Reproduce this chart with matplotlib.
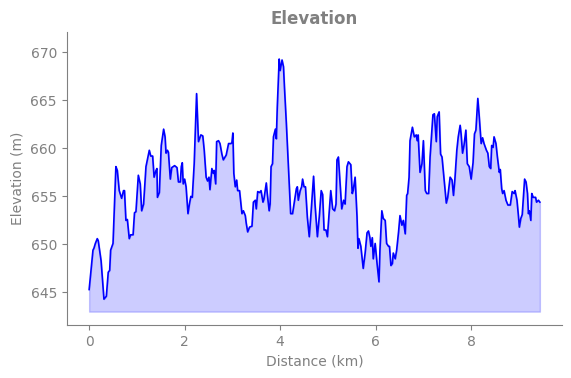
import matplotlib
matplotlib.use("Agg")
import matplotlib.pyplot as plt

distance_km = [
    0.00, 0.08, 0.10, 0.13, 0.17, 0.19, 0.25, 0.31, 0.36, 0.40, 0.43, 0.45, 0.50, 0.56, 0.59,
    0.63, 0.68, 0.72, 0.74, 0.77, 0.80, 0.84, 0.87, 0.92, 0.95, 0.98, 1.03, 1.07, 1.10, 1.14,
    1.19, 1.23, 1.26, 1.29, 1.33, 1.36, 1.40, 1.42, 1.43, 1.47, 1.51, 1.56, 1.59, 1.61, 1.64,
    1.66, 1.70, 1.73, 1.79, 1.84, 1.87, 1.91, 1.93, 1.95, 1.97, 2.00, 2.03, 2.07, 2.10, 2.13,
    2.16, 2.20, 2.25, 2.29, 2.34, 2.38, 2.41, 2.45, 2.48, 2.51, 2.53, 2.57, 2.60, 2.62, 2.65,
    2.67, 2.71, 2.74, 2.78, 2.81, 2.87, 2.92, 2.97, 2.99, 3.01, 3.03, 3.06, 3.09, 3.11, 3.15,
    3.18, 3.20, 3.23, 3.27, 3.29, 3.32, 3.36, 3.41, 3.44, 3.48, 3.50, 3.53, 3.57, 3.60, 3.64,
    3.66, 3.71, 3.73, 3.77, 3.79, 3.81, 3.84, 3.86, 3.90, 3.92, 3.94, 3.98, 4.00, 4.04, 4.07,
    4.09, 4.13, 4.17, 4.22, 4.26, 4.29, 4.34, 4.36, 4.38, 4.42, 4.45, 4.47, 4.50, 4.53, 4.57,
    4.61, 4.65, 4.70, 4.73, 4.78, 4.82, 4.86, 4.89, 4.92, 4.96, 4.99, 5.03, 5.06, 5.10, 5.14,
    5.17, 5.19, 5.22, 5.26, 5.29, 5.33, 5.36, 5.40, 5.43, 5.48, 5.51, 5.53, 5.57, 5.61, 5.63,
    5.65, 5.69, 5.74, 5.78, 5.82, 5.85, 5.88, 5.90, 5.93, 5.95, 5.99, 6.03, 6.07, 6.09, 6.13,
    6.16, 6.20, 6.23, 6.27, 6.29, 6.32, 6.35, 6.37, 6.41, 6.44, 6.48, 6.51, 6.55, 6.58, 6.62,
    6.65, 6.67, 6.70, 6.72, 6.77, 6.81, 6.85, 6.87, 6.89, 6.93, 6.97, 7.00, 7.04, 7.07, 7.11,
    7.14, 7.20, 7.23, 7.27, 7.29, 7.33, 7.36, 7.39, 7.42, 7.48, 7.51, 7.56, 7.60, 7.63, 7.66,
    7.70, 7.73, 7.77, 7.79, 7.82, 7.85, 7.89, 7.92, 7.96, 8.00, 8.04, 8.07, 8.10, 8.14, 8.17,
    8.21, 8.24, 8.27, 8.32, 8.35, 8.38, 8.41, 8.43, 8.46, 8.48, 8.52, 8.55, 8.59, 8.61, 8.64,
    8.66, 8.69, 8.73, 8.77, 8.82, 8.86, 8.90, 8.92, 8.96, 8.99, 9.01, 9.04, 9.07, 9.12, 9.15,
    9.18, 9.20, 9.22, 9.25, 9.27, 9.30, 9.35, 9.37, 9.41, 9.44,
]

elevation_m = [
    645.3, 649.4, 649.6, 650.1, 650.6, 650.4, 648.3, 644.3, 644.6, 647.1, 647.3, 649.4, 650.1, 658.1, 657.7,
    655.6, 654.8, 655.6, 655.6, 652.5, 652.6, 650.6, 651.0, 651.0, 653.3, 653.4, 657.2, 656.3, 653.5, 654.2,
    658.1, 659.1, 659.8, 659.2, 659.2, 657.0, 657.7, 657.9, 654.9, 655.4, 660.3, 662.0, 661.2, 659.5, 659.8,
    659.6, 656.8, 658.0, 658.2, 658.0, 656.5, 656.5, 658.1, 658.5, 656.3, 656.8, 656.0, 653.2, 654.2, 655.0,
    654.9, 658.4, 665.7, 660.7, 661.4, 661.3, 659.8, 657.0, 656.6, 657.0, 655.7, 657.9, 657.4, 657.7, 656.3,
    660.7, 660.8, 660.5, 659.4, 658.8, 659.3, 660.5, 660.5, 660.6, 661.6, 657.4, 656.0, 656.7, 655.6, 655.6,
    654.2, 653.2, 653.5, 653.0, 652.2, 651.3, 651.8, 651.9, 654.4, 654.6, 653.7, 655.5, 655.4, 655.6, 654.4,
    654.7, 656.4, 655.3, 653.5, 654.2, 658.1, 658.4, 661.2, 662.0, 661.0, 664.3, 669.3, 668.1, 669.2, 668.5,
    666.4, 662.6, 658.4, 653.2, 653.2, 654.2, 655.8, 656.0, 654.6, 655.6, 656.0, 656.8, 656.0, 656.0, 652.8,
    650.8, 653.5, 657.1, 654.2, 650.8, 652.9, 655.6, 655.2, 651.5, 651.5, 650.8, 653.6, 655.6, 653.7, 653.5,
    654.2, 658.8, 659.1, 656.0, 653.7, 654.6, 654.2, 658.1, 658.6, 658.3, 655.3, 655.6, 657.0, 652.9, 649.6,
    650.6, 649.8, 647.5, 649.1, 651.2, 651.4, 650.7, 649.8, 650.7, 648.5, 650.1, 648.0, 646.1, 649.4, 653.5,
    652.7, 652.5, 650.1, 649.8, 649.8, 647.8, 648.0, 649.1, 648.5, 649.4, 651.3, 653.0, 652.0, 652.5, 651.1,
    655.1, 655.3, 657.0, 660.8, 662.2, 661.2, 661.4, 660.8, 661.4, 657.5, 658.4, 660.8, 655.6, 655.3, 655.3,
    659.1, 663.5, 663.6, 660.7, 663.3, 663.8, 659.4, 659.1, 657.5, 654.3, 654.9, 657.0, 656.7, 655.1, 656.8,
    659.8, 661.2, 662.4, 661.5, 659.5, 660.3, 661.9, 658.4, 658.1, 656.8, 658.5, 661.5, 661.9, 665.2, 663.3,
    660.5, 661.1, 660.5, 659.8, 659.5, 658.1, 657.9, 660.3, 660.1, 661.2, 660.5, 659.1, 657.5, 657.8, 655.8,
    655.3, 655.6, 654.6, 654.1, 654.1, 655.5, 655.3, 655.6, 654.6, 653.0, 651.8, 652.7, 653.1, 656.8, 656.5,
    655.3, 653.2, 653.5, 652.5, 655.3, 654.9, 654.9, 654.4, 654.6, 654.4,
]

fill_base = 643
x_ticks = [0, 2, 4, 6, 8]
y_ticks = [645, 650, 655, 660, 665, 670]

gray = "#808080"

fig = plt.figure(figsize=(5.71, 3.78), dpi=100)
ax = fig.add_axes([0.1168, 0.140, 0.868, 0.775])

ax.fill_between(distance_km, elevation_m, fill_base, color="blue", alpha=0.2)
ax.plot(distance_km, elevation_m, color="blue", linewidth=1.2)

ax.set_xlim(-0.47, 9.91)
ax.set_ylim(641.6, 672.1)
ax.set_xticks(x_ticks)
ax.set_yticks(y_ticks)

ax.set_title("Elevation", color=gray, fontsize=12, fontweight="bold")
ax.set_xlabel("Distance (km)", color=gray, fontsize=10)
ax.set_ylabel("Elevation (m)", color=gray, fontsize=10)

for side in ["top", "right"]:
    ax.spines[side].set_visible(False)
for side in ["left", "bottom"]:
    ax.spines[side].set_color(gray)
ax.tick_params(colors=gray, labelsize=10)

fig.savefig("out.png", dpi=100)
####################
▸ Requirements: Show, from the listing above, each line that contains the word "matplotlib".

▸ Result below:
Reproduce this chart with matplotlib.
import matplotlib
matplotlib.use("Agg")
import matplotlib.pyplot as plt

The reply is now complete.